Another thread is the development of Kretzsky’s character, a guard whose name we also learn in this section. The “young blond guard” is now Kretzsky, and Elena has her first real interaction with him after the commander attempts to bury her alive. Kretzsky is there as well, neither participating in the burial nor attempting to stop it; but when it is over he does help Lina out of the pit, and they stare at each other. This “staring” is what Kretzsky does, or does not do, depending on the situation. He was the blond guard who turned away when the women were undressing; he is the blond guard who stares at Ona’s body; and now he is staring at Lina as she emerges from an almost-early grave. Kretzsky’s staring resonates with two other forms of vision the novel explores—Lina’s artistic vision and the importance of bearing witness. It is important that Kretzsky sees the things that must not be forgotten, like the death of Ona and the torture of Lina.

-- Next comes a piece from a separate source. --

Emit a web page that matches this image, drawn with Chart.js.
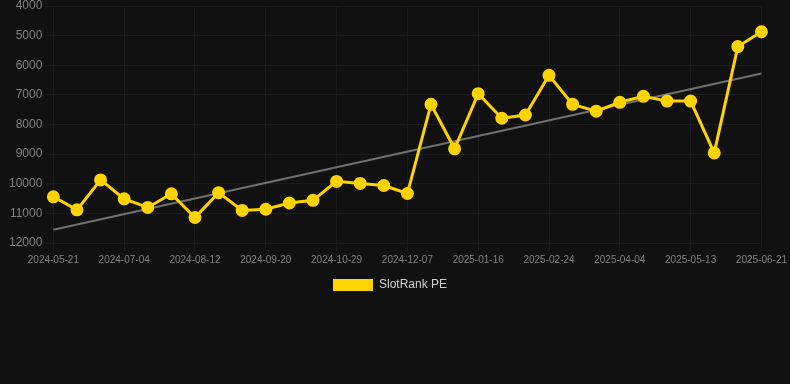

The final thread in this section is Lina’s growing distrust of Andrius, which culminates in her confrontation with him. She learns that she is wrong about him, but the damage to their relationship has already been done. It is an important turning point for Lina, however, as it demands that she take a more mature approach to mending what has been torn between her and Andrius. In learning the truth about Mrs. Arvydas’s situation, Lina is forced to recognize her own inability to see alternatives to her own perspectives. Learning to accommodate these other perspectives is a key part of growing up, so while her fight with Andrius is upsetting to her and to the reader, it is a necessary moment in her maturation as a moral person.